Go read the whole thing, if you can stand it.

4 thoughts on “Black Ops for Corporations

  1. Democracy Now! had Scahill on today, and tomorrow they will cover a Canadian farmer threatened by Monsanto. Ought to be very interesting.

    Web site has audio, video, and transcript for all programs a short while after the broadcast.

    http://www.democracynow.org/

  2. Funny, Mike Malloy was just talking about TRC last night.

    An embarrassed Gov. Ed Rendell apologized Tuesday to groups whose peaceful protests or events, from an animal rights demonstration to a gay and lesbian festival, were the subject of regular anti-terrorism bulletins being distributed by his homeland security director.

    Rendell said that the information was useless to law enforcement agencies and that distributing it was tantamount to trampling on constitutional rights. Bulletins also went to members of Pennsylvania’s booming natural gas industry because of several acts of vandalism at drilling sites.

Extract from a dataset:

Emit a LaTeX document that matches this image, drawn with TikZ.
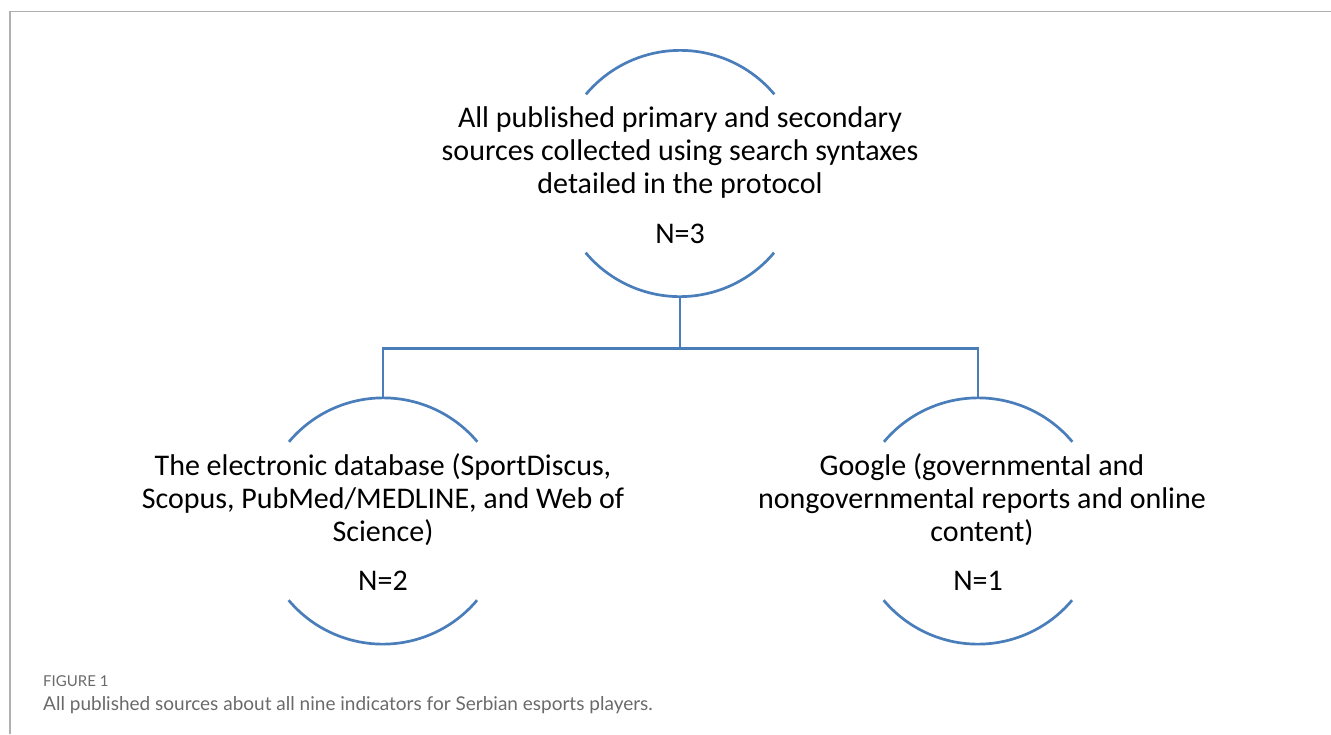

    A Philadelphia rally organized by a nonprofit group to support Rendell’s push for higher spending on public schools even made a bulletin, as did protests at a couple of Rendell’s news conferences in recent weeks as he toured the state to boost support for a tax on the natural gas industry.

    “This is ludicrous,” Rendell said. “And I apologize to any of the groups who had this information disseminated about their activities. They have the right to protest.”

    Rendell said he was “deeply embarrassed,” and said the fact that the state was paying for such rudimentary information was “stunning.”

    Rendell said he ordered an end to the $125,000 contract with the Philadelphia-based organization, the Institute of Terrorism Research and Response, that supplied the information, but said he was not firing his homeland security director, James Powers.

    The 12-page bulletin that was issued Aug. 30 included a list of municipal zoning hearings on Marcellus Shale natural gas drilling, a forestry industry conference and a screening of the documentary “Gasland” as events likely to be attended by anti-drilling activists.

    Aside from the drilling-related events, the bulletin mentioned other potential security concerns that it said could involve “anarchists and Black Power radicals.”

    It listed demonstrations by anti-war groups, deportation protesters in Philadelphia, mountaintop removal mining protesters in West Virginia and an animal rights protest at a Montgomery County rodeo.

    It also included “Burn the Confederate Flag Day,” the Jewish high holidays and the Muslim holy month of Ramadan as potential sources of risk.